Kazuo Ishiguro Biography
Kazuo Ishiguro, born in 1954, British writer best known for his third novel, The Remains of the Day (1989), which won Britain's highest literary award, the Booker Prize, in 1989. Ishiguro's writing examines the human capacity for “handling”, exploring the choice to face some regrets and to repress or ignore others.
Born in Nagasaki, Japan, Ishiguro moved to England with his parents at the age of six. He was educated at the University of Kent and received a master's degree in creative writing at the University of East Anglia, a course established and taught by the British writer Malcolm Bradbury. After publishing a number of short stories and articles in magazines in 1980, Ishiguro's first novel, A Pale View of Hills, was published in 1982, winning the Winifred Holtby Prize. His next novel, An Artist of the Floating World (1986), won not only the Whitbread Fiction Prize but also the Whitbread Book of the Year award.

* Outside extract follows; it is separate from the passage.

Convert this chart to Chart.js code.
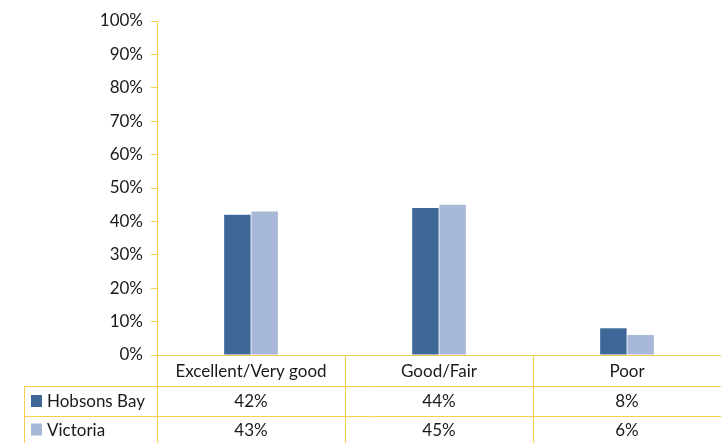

It was with The Remains of the Day that Ishiguro achieved widespread recognition. The novel is the first-person narrative of an English butler looking back on his career; beneath the dutiful, restrained, pompous tone of his delivery, it becomes clear how much his life of service has cost him. The conclusion, by its very reservation, is frightening in its evocation of sorrow and loss. Rich in carefully researched historical detail, the book was adapted to film by Ruth Prawer Jhabvala in 1993 and starred Anthony Hopkins.
With its large and virtually plotless account, The Unconsoled (1995) could not be more different than its predecessor. In its nightmarish and surrealistic tone, it resembles the grotesque and disturbing literature of the Austrian (Czech) author Franz Kafka. Set in an unnamed Eastern European country, it concerns a visiting pianist scheduled to perform in a concert he seems doomed not to reach, while fragments of the lives and conversations of the townspeople swirl around him. In When We Were Orphans (2000), the central character, a detective in London, is troubled by flashbacks to his childhood in China. He eventually returns to Shanghai to find out what happened to his parents who disappeared under mysterious circumstances during his youth.